Tuesday, 2 February 2010
'The clocks stopped at one seventeen one morning.'
Directed by John Hillcoat
Depressing stuff. It felt like John Hillcoat's other work The Proposition - same pace but lets replace the outback with Cormac McCarthy's post-apocalypitc world. I haven't read the book, so I can't pass comment on the film adaptation as such. The story: a father and his son walk a little, they eat a little, they cry a lot and run away from the few remaining humans left, who all appear to be cannibals. The performance from Viggo Mortesen is most impressive, both phsycially and emotionally he looks worn, it came across that he really had been trudging the land in fear and search of food for some time. I found his son, played by Kodi Smit-McPee , annoying and whiney (just like the sound of his name) – but I suppose that's what you 'act like' if you had no other contact with humans apart from your daddy and all you knew was the virtues of a child.
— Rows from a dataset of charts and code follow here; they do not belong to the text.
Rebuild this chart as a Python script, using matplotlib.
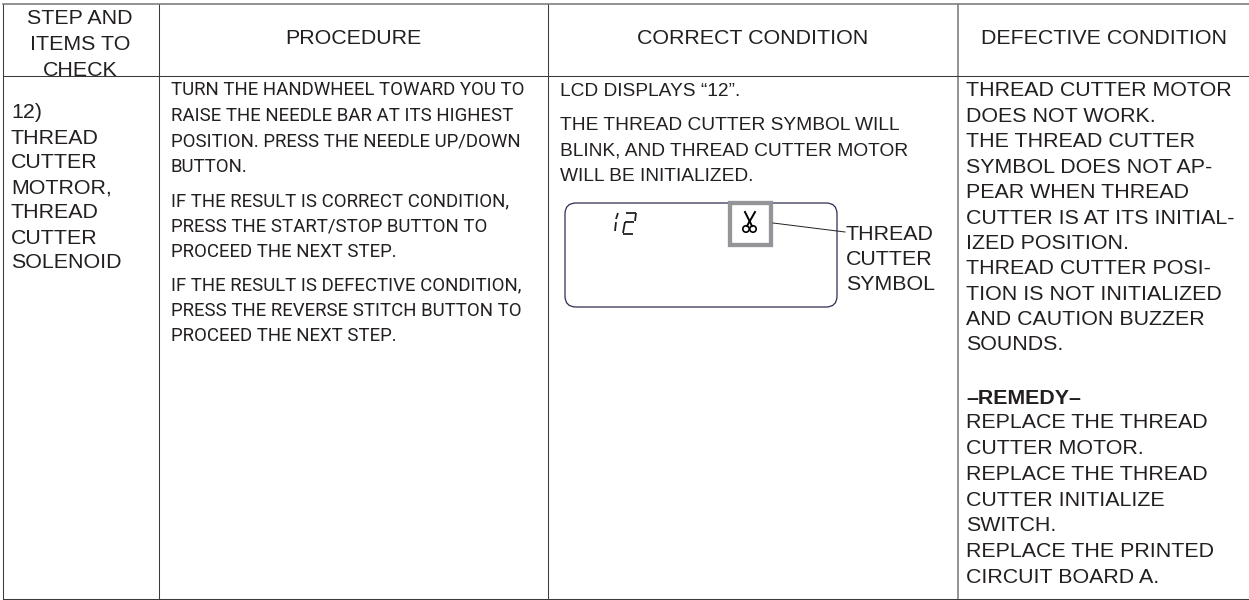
import matplotlib.pyplot as plt
from matplotlib.patches import FancyBboxPatch, Rectangle, Circle

plt.rcParams['font.family'] = ['Liberation Sans', 'DejaVu Sans']

headers = ['PROCEDURE', 'CORRECT CONDITION', 'DEFECTIVE CONDITION']
header_first = ['STEP AND', 'ITEMS TO', 'CHECK']
col_items = ['12)', 'THREAD', 'CUTTER', 'MOTROR,', 'THREAD', 'CUTTER', 'SOLENOID']
proc_1 = ['TURN THE HANDWHEEL TOWARD YOU TO', 'RAISE THE NEEDLE BAR AT ITS HIGHEST',
          'POSITION. PRESS THE NEEDLE UP/DOWN', 'BUTTON.']
proc_2 = ['IF THE RESULT IS CORRECT CONDITION,', 'PRESS THE START/STOP BUTTON TO',
          'PROCEED THE NEXT STEP.']
proc_3 = ['IF THE RESULT IS DEFECTIVE CONDITION,', 'PRESS THE REVERSE STITCH BUTTON TO',
          'PROCEED THE NEXT STEP.']
correct_1 = ['LCD DISPLAYS “12”.']
correct_2 = ['THE THREAD CUTTER SYMBOL WILL', 'BLINK, AND THREAD CUTTER MOTOR',
             'WILL BE INITIALIZED.']
symbol_label = ['THREAD', 'CUTTER', 'SYMBOL']
defect = ['THREAD CUTTER MOTOR', 'DOES NOT WORK.', 'THE THREAD CUTTER',
          'SYMBOL DOES NOT AP-', 'PEAR WHEN THREAD', 'CUTTER IS AT ITS INITIAL-',
          'IZED POSITION.', 'THREAD CUTTER POSI-', 'TION IS NOT INITIALIZED',
          'AND CAUTION BUZZER', 'SOUNDS.']
remedy = ['REPLACE THE THREAD', 'CUTTER MOTOR.', 'REPLACE THE THREAD',
          'CUTTER INITIALIZE', 'SWITCH.', 'REPLACE THE PRINTED', 'CIRCUIT BOARD A.']

fig = plt.figure(figsize=(12.49, 6), dpi=100)
ax = fig.add_axes([0, 0, 1, 1])
ax.set_xlim(0, 1249)
ax.set_ylim(600, 0)
ax.axis('off')

DARK = '#3a3a3a'
GREY = '#808080'
INK = '#231f20'
SIZE = 15.4


def block(lines, x, y, step, size=SIZE, ha='left', **kw):
    for i, line in enumerate(lines):
        ax.text(x, y + 1 + i * step, line, fontsize=size, ha=ha, va='center', color=INK, **kw)


# table grid, no line on the right side
top, bottom, head = 4, 599, 76
for x in [3, 159, 548]:
    ax.plot([x, x], [top, bottom], color=DARK, lw=0.75)
ax.plot([958, 958], [top, bottom], color=GREY, lw=1.2)
ax.plot([3, 1249], [top, top], color=GREY, lw=1.2)
ax.plot([3, 1249], [head, head], color=DARK, lw=0.75)
ax.plot([3, 1249], [bottom, bottom], color=DARK, lw=0.75)

# header row
block(header_first, 80, 17, 26, ha='center')
for name, x in zip(headers, [353, 753, 1104]):
    ax.text(x, 39, name, fontsize=SIZE, ha='center', va='center', color=INK)

# body text, procedure column is condensed in the original so roboto fits best
block(col_items, 11, 112, 25)
block(proc_1, 171, 89, 25.7, size=13.4, family='Roboto')
block(proc_2, 171, 200, 25.7, size=13.4, family='Roboto')
block(proc_3, 171, 284, 25.7, size=13.4, family='Roboto')
block(correct_1, 560, 90, 26, size=13.8)
block(correct_2, 560, 124, 25.7, size=13.8)
block(symbol_label, 846, 233, 25.5)
block(defect, 966, 90, 25.4)
ax.text(966, 398, '–REMEDY–', fontsize=SIZE, fontweight='bold', ha='left', va='center', color=INK)
block(remedy, 966, 422, 25.67)

# lcd panel
ax.add_patch(FancyBboxPatch((565, 203), 272, 104, boxstyle='round,pad=0,rounding_size=11',
                            fc='white', ec='#2b2b50', lw=0.9))
ax.add_patch(Rectangle((730, 203), 41, 42, fc='white', ec='#939598', lw=3.1))
ax.plot([773, 845], [223, 232], color=INK, lw=0.7)

# seven segment 12
for xs, ys in [([618, 616], [213, 219]), ([616, 615], [222, 231]),
               ([626, 636], [213, 213]), ([636, 635], [213, 221]), ([634, 625], [222, 222]),
               ([625, 623], [222, 233]), ([623, 633], [234, 234])]:
    ax.plot(xs, ys, color=INK, lw=1.3, solid_capstyle='butt')

# scissors
ax.plot([745, 752], [212, 226], color='black', lw=1.4)
ax.plot([755, 747], [212, 226], color='black', lw=1.4)
ax.add_patch(Circle((746, 229), 3.2, fc='none', ec='black', lw=1.2))
ax.add_patch(Circle((753, 229), 3.2, fc='none', ec='black', lw=1.2))

fig.savefig('out.png', dpi=100)
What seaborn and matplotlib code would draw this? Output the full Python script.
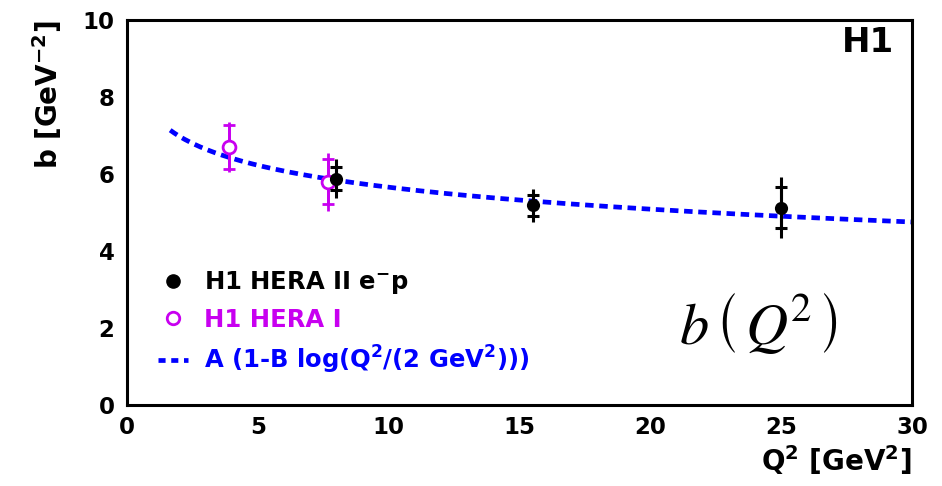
import numpy as np
import pandas as pd
import matplotlib
matplotlib.use("Agg")
import matplotlib.pyplot as plt
from matplotlib.lines import Line2D
from matplotlib.ticker import MultipleLocator
import seaborn as sns

# ---- data ----
q2_hera2 = [8.0, 15.5, 25.0]
b_hera2 = [5.88, 5.19, 5.12]
stat_hera2 = [0.30, 0.27, 0.53]
tot_hera2 = [0.50, 0.43, 0.79]

q2_hera1 = [3.9, 7.7]
b_hera1 = [6.70, 5.80]
stat_hera1 = [0.57, 0.58]
tot_hera1 = [0.66, 0.75]

# fit parameters of A (1 - B log(Q^2 / 2 GeV^2))
fit_A = 6.98
fit_B = 0.1178
fit_q2_min, fit_q2_max = 1.65, 30.0

legend_labels = [r"H1 HERA II e$^{-}$p", "H1 HERA I",
                 r"A (1-B log(Q$^{2}$/(2 GeV$^{2}$)))"]

MAGENTA = "#c800f0"
BLUE = "#0000ff"

sns.set_style("white")
plt.rcParams["font.family"] = ["DejaVu Sans"]
plt.rcParams["mathtext.fontset"] = "dejavusans"
plt.rcParams["mathtext.default"] = "regular"
for k in ["text.color", "axes.labelcolor", "xtick.color", "ytick.color",
          "axes.edgecolor"]:
    plt.rcParams[k] = "black"

fig = plt.figure(figsize=(9.42, 4.86), dpi=100)
ax = fig.add_axes([127 / 942, 1 - 405 / 486, 785 / 942, 385 / 486])

# fit curve
q2_fit = np.linspace(fit_q2_min, fit_q2_max, 200)
df_fit = pd.DataFrame({"q2": q2_fit,
                       "b": fit_A * (1 - fit_B * np.log(q2_fit / 2.0))})
sns.lineplot(data=df_fit, x="q2", y="b", ax=ax, color=BLUE, lw=3.4,
             linestyle=(0, (1.8, 1.2)), zorder=2)

# HERA I points (open magenta)
ax.errorbar(q2_hera1, b_hera1, yerr=tot_hera1, fmt="none", ecolor=MAGENTA,
            elinewidth=2, zorder=3)
ax.errorbar(q2_hera1, b_hera1, yerr=stat_hera1, fmt="none", ecolor=MAGENTA,
            elinewidth=2, capsize=4.6, capthick=2, zorder=3)
sns.scatterplot(x=q2_hera1, y=b_hera1, ax=ax, marker="o", s=85,
                facecolor="white", edgecolor=MAGENTA, linewidth=2, zorder=4)

# HERA II points (filled black)
ax.errorbar(q2_hera2, b_hera2, yerr=tot_hera2, fmt="none", ecolor="black",
            elinewidth=2.2, zorder=5)
ax.errorbar(q2_hera2, b_hera2, yerr=stat_hera2, fmt="none", ecolor="black",
            elinewidth=2.2, capsize=4.4, capthick=2.2, zorder=5)
sns.scatterplot(x=q2_hera2, y=b_hera2, ax=ax, marker="o", s=90,
                color="black", edgecolor="black", linewidth=0, zorder=6)

ax.set_xlim(0, 30)
ax.set_ylim(0, 10)
ax.xaxis.set_major_locator(MultipleLocator(5))
ax.xaxis.set_minor_locator(MultipleLocator(1))
ax.yaxis.set_major_locator(MultipleLocator(2))
ax.yaxis.set_minor_locator(MultipleLocator(0.5))
ax.tick_params(axis="both", which="major", direction="in", length=14,
               width=2, labelsize=16.5, top=False, right=False)
ax.tick_params(axis="both", which="minor", direction="in", length=7,
               width=2, top=False, right=False)
ax.tick_params(axis="y", which="major", pad=9)
ax.tick_params(axis="x", which="major", pad=8)
for lab in ax.get_xticklabels() + ax.get_yticklabels():
    lab.set_fontweight("bold")
for sp in ax.spines.values():
    sp.set_linewidth(2.2)
    sp.set_color("black")

ax.set_xlabel(r"Q$^{2}$ [GeV$^{2}$]", loc="right", fontsize=20,
              fontweight="bold", labelpad=3)
ax.set_ylabel(r"b [GeV$^{-2}$]", loc="top", fontsize=20,
              fontweight="bold", labelpad=13)

ax.text(0.977, 0.985, "H1", transform=ax.transAxes, ha="right", va="top",
        fontsize=24.5, fontweight="bold")
ax.text(0.804, 0.213, r"$\mathit{b}\,\left(\,\mathit{Q}^{\mathrm{2}}\,\right)$",
        transform=ax.transAxes, ha="center", va="center", fontsize=42,
        math_fontfamily="stix")

handles = [
    Line2D([], [], marker="o", color="black", ls="none", ms=9.5),
    Line2D([], [], marker="o", color=MAGENTA, mfc="white", mew=2, ls="none", ms=9),
    Line2D([], [], color=BLUE, lw=3.4, linestyle=(0, (1.5, 1.2))),
]
leg = ax.legend(handles, legend_labels, loc="upper left",
                bbox_to_anchor=(0.039, 0.352), frameon=False,
                handlelength=1.25, handletextpad=0.66, labelspacing=0.47,
                borderpad=0, borderaxespad=0,
                labelcolor=["black", MAGENTA, BLUE],
                prop={"weight": "bold", "size": 17.5, "family": "DejaVu Sans"})

fig.savefig("out.png", dpi=100)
What's most impressive about the film is the lack of CGI used, Hillcoat on countless occasions has trumpeted this fact. Not only does this decision lend a realness to the film that could not be achieved with a CGI image – but these images document a side of America not many people know about: 'The abandoned Pennsylvania Highway' has been listed in many reviews but throughout the film, scenes using real landscapes show that America isn't all skyscrappers, McDonalds and gas guzzling trucks.
Hillcoat says there's no such thing as a 'depressing film' - I've been stalking all his interviews... I'm of the school of thought that a depressing film is a bad film. So yes, this story, this world may be depressing but it filled me with hope and fear; the incongruity of our little lives. Indeed I suppose the film's conclusion asks the question how insignificant are we? As the credits rolled I was left with the thought what would I do with myself if the world became apocalyptic. And well.. I felt grateful and relieved to catch the tube home. So well done Hillcoat for making me happpy for using London's public transport.
Conclusion: Not a depressing film but has depressing elements in it.